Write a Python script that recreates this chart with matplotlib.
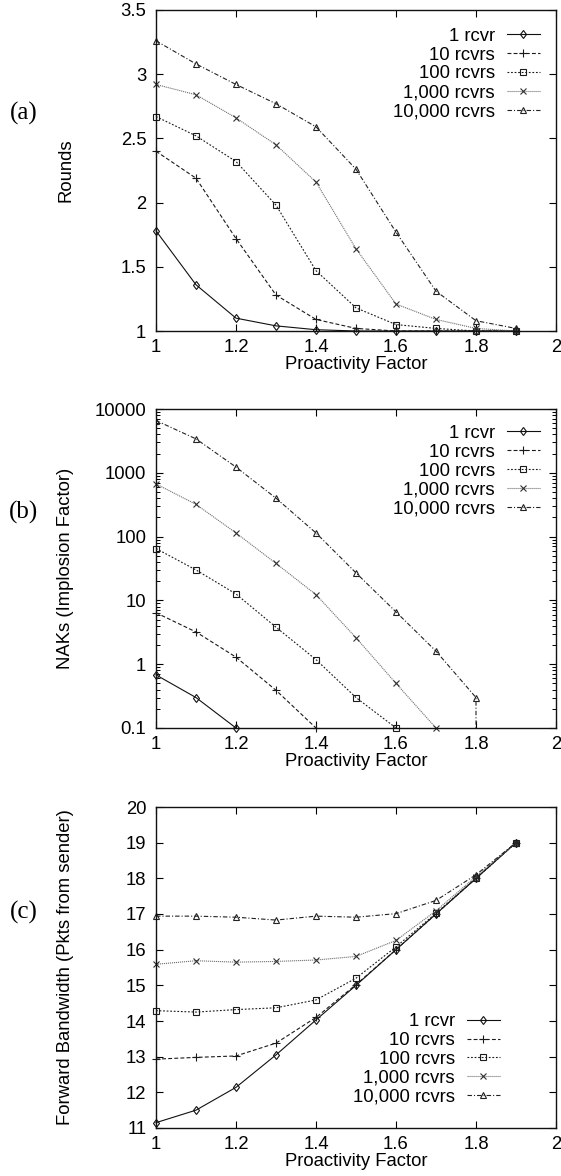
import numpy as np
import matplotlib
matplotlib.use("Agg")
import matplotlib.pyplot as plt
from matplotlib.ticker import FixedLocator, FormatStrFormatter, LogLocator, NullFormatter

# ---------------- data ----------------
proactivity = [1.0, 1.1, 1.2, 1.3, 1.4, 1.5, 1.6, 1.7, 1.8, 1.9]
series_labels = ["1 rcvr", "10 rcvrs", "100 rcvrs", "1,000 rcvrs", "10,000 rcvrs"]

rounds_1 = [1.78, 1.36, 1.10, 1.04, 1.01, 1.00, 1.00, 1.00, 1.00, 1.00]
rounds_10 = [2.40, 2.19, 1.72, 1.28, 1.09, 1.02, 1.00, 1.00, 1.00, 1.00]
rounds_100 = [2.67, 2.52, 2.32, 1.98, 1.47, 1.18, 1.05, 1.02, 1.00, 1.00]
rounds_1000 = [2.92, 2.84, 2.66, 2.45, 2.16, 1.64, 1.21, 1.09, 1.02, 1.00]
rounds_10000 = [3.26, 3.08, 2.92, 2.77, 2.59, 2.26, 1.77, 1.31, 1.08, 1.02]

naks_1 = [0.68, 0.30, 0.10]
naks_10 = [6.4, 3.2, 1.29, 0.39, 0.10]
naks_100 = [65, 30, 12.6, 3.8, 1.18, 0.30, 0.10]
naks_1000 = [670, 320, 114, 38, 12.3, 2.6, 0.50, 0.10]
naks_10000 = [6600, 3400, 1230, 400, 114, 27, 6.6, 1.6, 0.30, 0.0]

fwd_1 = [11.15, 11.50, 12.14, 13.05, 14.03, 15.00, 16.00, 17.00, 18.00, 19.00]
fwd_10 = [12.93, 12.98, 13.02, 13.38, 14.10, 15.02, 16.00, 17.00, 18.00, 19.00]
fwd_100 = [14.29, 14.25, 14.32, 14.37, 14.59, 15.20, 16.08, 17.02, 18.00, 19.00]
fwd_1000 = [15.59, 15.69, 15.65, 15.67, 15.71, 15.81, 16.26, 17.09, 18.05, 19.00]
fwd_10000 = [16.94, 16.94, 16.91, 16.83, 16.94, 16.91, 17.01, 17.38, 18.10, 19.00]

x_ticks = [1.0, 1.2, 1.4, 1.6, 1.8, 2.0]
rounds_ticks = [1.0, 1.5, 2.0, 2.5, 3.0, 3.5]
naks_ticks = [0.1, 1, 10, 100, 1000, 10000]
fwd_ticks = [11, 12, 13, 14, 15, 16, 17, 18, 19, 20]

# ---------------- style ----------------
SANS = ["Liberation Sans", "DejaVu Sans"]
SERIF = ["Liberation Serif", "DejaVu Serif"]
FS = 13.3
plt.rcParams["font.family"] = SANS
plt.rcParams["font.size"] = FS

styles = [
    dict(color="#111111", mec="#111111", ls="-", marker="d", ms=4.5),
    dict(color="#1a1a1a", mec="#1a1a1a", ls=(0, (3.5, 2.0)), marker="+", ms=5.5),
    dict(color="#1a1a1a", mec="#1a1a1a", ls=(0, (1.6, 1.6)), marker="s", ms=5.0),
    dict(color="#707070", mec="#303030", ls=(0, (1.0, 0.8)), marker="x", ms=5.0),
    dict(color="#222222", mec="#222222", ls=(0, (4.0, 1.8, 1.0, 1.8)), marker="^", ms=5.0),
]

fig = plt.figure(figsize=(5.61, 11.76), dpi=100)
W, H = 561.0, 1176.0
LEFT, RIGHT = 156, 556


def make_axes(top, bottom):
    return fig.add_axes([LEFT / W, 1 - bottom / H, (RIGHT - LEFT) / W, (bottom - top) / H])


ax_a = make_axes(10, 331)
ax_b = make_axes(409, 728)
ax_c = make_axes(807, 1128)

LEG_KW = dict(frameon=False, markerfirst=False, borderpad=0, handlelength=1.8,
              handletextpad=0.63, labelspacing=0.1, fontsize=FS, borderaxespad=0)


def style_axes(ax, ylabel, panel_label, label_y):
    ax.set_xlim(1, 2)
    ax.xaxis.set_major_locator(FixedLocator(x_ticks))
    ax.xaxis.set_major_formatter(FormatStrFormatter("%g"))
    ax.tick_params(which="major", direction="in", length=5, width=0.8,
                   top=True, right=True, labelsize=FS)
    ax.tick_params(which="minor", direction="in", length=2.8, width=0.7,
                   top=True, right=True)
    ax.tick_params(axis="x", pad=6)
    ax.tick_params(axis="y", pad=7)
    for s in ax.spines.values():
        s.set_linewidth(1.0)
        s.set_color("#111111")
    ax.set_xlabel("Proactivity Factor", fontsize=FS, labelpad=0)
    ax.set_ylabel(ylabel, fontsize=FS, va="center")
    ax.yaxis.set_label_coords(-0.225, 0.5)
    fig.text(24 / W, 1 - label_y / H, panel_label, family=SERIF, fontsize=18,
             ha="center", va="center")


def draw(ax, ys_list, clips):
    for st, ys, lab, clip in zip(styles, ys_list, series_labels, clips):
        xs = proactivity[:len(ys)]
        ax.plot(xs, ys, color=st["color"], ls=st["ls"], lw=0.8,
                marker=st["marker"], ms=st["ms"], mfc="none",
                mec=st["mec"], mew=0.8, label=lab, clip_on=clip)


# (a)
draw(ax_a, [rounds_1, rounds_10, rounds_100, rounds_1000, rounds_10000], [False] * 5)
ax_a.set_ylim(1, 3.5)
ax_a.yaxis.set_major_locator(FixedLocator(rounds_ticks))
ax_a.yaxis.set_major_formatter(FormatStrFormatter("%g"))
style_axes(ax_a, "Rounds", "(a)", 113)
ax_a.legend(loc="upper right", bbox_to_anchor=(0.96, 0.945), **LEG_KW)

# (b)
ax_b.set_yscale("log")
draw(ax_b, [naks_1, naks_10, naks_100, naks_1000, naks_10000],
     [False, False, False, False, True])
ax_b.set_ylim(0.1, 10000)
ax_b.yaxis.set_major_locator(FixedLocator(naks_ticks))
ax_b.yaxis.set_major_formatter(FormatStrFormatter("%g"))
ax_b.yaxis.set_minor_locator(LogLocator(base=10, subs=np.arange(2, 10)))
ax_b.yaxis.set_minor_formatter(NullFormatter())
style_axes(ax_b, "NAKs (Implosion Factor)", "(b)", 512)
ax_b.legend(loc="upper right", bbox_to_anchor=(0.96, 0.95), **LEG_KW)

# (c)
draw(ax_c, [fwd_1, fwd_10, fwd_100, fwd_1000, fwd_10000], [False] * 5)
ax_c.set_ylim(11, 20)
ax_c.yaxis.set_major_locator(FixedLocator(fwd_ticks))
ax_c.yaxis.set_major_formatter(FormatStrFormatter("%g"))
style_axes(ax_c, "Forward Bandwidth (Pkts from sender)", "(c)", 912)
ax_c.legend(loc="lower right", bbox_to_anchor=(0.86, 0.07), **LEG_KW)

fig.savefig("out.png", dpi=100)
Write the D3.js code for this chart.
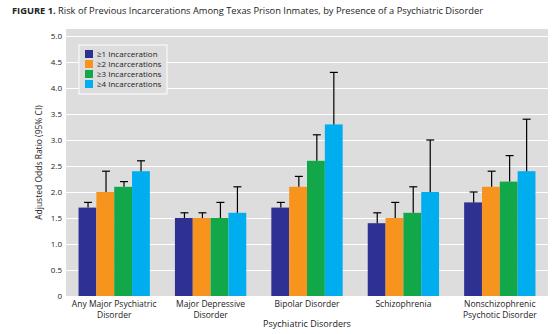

DESCRIPTION OF THE TASK ->
Pictures do not belong in the copy. Repeat only the lines from the top of the records through the line containing "1.31, 1.08, 1.02]".

FINISHED EXERCISE ->
Write a Python script that recreates this chart with matplotlib.
import numpy as np
import matplotlib
matplotlib.use("Agg")
import matplotlib.pyplot as plt
from matplotlib.ticker import FixedLocator, FormatStrFormatter, LogLocator, NullFormatter

# ---------------- data ----------------
proactivity = [1.0, 1.1, 1.2, 1.3, 1.4, 1.5, 1.6, 1.7, 1.8, 1.9]
series_labels = ["1 rcvr", "10 rcvrs", "100 rcvrs", "1,000 rcvrs", "10,000 rcvrs"]

rounds_1 = [1.78, 1.36, 1.10, 1.04, 1.01, 1.00, 1.00, 1.00, 1.00, 1.00]
rounds_10 = [2.40, 2.19, 1.72, 1.28, 1.09, 1.02, 1.00, 1.00, 1.00, 1.00]
rounds_100 = [2.67, 2.52, 2.32, 1.98, 1.47, 1.18, 1.05, 1.02, 1.00, 1.00]
rounds_1000 = [2.92, 2.84, 2.66, 2.45, 2.16, 1.64, 1.21, 1.09, 1.02, 1.00]
rounds_10000 = [3.26, 3.08, 2.92, 2.77, 2.59, 2.26, 1.77, 1.31, 1.08, 1.02]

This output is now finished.